The difference, however, comes with the approach Cloonan takes with writing Castle. There are pretty much two ways to write the Punisher: by looking at the man underneath and how broken he is or by approaching him from other people’s points of view, as a force of nature. Greg Rucka favored the former, while Garth Ennis mixed the two. Cloonan, however, definitely favors the “force of nature” approach, as most often her Punisher is seen through the eyes of others. Hell, in the first issue, when someone yells at his henchmen to kill the Punisher, another character calmly explains, “You can’t kill Frank Castle. He’s already dead.”
Nowhere is this approach better illustrated (by Kris Anka) than The Punisher #13, a done-in-one story where Frank returns to New York City after a short vacation (i.e. killing drug runners in the backwoods).
Unfortunately, that’s when Frank notices that one of his guns is missing. So he decides to find the thief and pay him a visit. And one visit from Frank Castle is all it takes to get pretty much anyone talking.
Eventually, Frank tracks down his gun to a woman who needed protection against her abusive ex-boyfriend.
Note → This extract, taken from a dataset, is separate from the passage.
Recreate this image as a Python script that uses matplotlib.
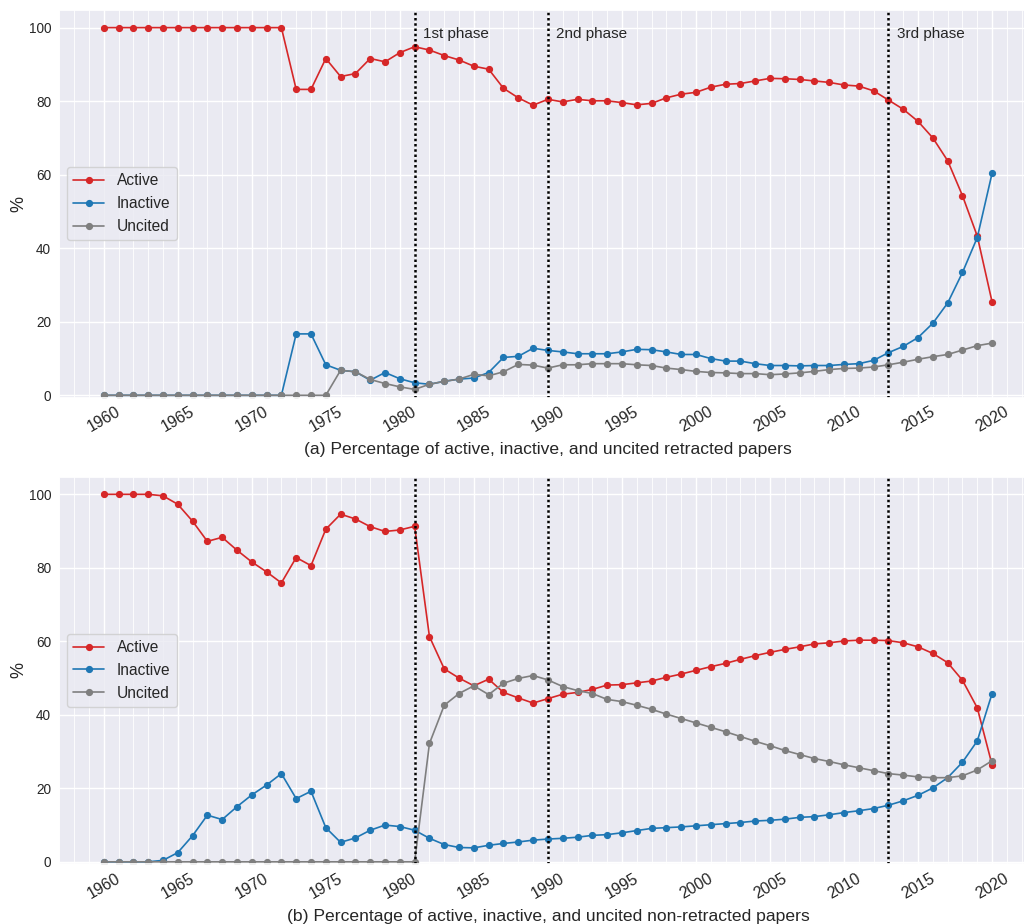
import matplotlib
matplotlib.use("Agg")
import matplotlib.pyplot as plt
from matplotlib.ticker import MultipleLocator
import seaborn as sns

sns.set_theme(style="darkgrid")
plt.rcParams['font.family'] = ['Liberation Sans', 'DejaVu Sans']

years = list(range(1960, 2021))

# (a) retracted papers, % per year
ret_active = [100] * 13 + [
    83.2, 83.2, 91.6, 86.7, 87.5, 91.6, 90.7, 93.2,
    94.8, 93.9, 92.4, 91.2, 89.5, 88.7, 83.5, 80.9, 78.9, 80.5,
    79.8, 80.5, 80.1, 80.1, 79.6, 79.0, 79.4, 80.9, 81.9, 82.4,
    83.8, 84.6, 84.8, 85.5, 86.2, 86.1, 85.9, 85.5, 85.1, 84.4,
    84.1, 82.8, 80.3, 77.8, 74.5, 70.0, 63.8, 54.3, 43.3, 25.4]
ret_inactive = [0] * 13 + [
    16.7, 16.7, 8.3, 6.8, 6.4, 4.1, 6.2, 4.5,
    3.4, 3.0, 3.8, 4.4, 4.7, 6.2, 10.3, 10.6, 12.8, 12.2,
    11.8, 11.3, 11.3, 11.3, 11.8, 12.5, 12.4, 11.8, 11.1, 11.1,
    10.0, 9.3, 9.3, 8.6, 8.1, 8.1, 8.0, 8.1, 8.1, 8.4,
    8.6, 9.5, 11.6, 13.3, 15.7, 19.6, 25.1, 33.4, 42.9, 60.4]
ret_uncited = [0] * 16 + [
    6.8, 6.4, 4.3, 3.2, 2.3,
    1.6, 3.0, 3.8, 4.4, 5.7, 5.3, 6.4, 8.4, 8.2, 7.4,
    8.3, 8.3, 8.6, 8.6, 8.6, 8.3, 8.1, 7.4, 7.0, 6.5,
    6.2, 6.1, 5.9, 5.9, 5.6, 5.8, 6.1, 6.5, 7.0, 7.3,
    7.4, 7.7, 8.3, 9.0, 9.8, 10.5, 11.1, 12.3, 13.5, 14.2]

# (b) non-retracted papers, % per year
non_active = [
    100, 100, 100, 100, 99.6, 97.3, 92.7, 87.2, 88.3, 84.8,
    81.6, 78.9, 75.9, 82.8, 80.6, 90.5, 94.6, 93.3, 91.2, 89.9, 90.3,
    91.3, 61.3, 52.5, 50.0, 47.9, 49.7, 46.1, 44.6, 43.2, 44.4,
    45.6, 46.1, 46.9, 48.1, 48.2, 48.7, 49.2, 50.2, 51.1, 52.1,
    53.1, 54.0, 55.1, 56.1, 57.0, 57.8, 58.5, 59.3, 59.6, 60.1,
    60.3, 60.3, 60.2, 59.6, 58.5, 56.7, 54.2, 49.4, 41.9, 26.4]
non_inactive = [
    0, 0, 0, 0, 0.4, 2.5, 7.1, 12.7, 11.5, 15.0,
    18.2, 20.9, 24.0, 17.2, 19.2, 9.3, 5.3, 6.5, 8.6, 10.0, 9.6,
    8.6, 6.4, 4.7, 3.9, 3.8, 4.5, 5.0, 5.4, 5.9, 6.2,
    6.4, 6.7, 7.2, 7.4, 7.9, 8.5, 9.1, 9.3, 9.5, 9.8,
    10.1, 10.4, 10.7, 11.1, 11.3, 11.6, 12.1, 12.3, 12.8, 13.4,
    13.9, 14.5, 15.4, 16.6, 18.1, 20.1, 22.9, 27.1, 32.9, 45.8]
non_uncited = [0] * 22 + [
    32.2, 42.6, 45.8, 47.9, 45.5, 48.6, 49.9, 50.7, 49.5,
    47.7, 46.6, 45.8, 44.2, 43.6, 42.6, 41.5, 40.2, 39.0, 37.8,
    36.6, 35.4, 34.1, 32.8, 31.6, 30.3, 29.2, 28.1, 27.3, 26.4,
    25.6, 24.8, 24.0, 23.6, 23.1, 22.9, 22.9, 23.4, 25.0, 27.5]

phase_years = [1981, 1990, 2013]
phase_names = ['1st phase', '2nd phase', '3rd phase']

captions = ['(a) Percentage of active, inactive, and uncited retracted papers',
            '(b) Percentage of active, inactive, and uncited non-retracted papers']

fig = plt.figure(figsize=(10.24, 9.24), dpi=100)
ax1 = fig.add_axes([0.0579, 0.5698, 0.9543, 0.4194])
ax2 = fig.add_axes([0.0579, 0.0649, 0.9543, 0.4192])

panels = [(ax1, ret_active, ret_inactive, ret_uncited, True),
          (ax2, non_active, non_inactive, non_uncited, False)]

for i, (ax, act, inact, unc, label_phases) in enumerate(panels):
    ax.plot(years, act, '-o', color='tab:red', lw=1.2, ms=4.2, label='Active')
    ax.plot(years, inact, '-o', color='tab:blue', lw=1.2, ms=4.2, label='Inactive')
    ax.plot(years, unc, '-o', color='tab:gray', lw=1.2, ms=4.2, label='Uncited')
    for yr, name in zip(phase_years, phase_names):
        ax.axvline(yr, color='black', lw=1.8, linestyle=(0, (1, 1.1)))
        if label_phases:
            ax.text(yr + 0.55, 98.3, name, fontsize=11, va='center', color='#262626')
    ax.set_xlim(1957, 2023)
    ax.set_ylim(-0.6, 104.8)
    ax.set_xticks(range(1960, 2021, 5))
    ax.xaxis.set_minor_locator(MultipleLocator(1))
    ax.grid(which='minor', axis='x', color='white', linewidth=0.6)
    ax.set_yticks(range(0, 101, 20))
    ax.tick_params(axis='x', labelsize=11.5, labelrotation=30, length=0, pad=4.7)
    ax.tick_params(axis='y', labelsize=9.8, length=0, pad=5.8)
    ax.set_ylabel('%', fontsize=13)
    ax.yaxis.set_label_coords(-0.033, 0.5)
    ax.set_xlabel(captions[i], fontsize=12.6, labelpad=5.5)
    ax.legend(loc='center left', fontsize=11.2)

fig.savefig('out.png', dpi=100)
In an altercation, the ex-boyfriend ends up getting the upper hand and getting the gun.
And that’s all the story was about — not Frank killing some gang members or mob bosses or anything, just a short story about Frank getting his gun back. I feel like this should be the way to write the Punisher — not just as a character himself, but as something to which other characters react. It’s no coincidence that The Punisher books either rely on a lot of narration boxes of Frank’s thoughts (like Ennis did) or they introduce a new character to give us another perspective (like Rucka did).
Becky Cloonan appears to be going for the latter approach as well. The way other people see Frank Castle lines up pretty well in showing the Punisher as a force of nature.
After all, you can’t kill him — he’s already dead.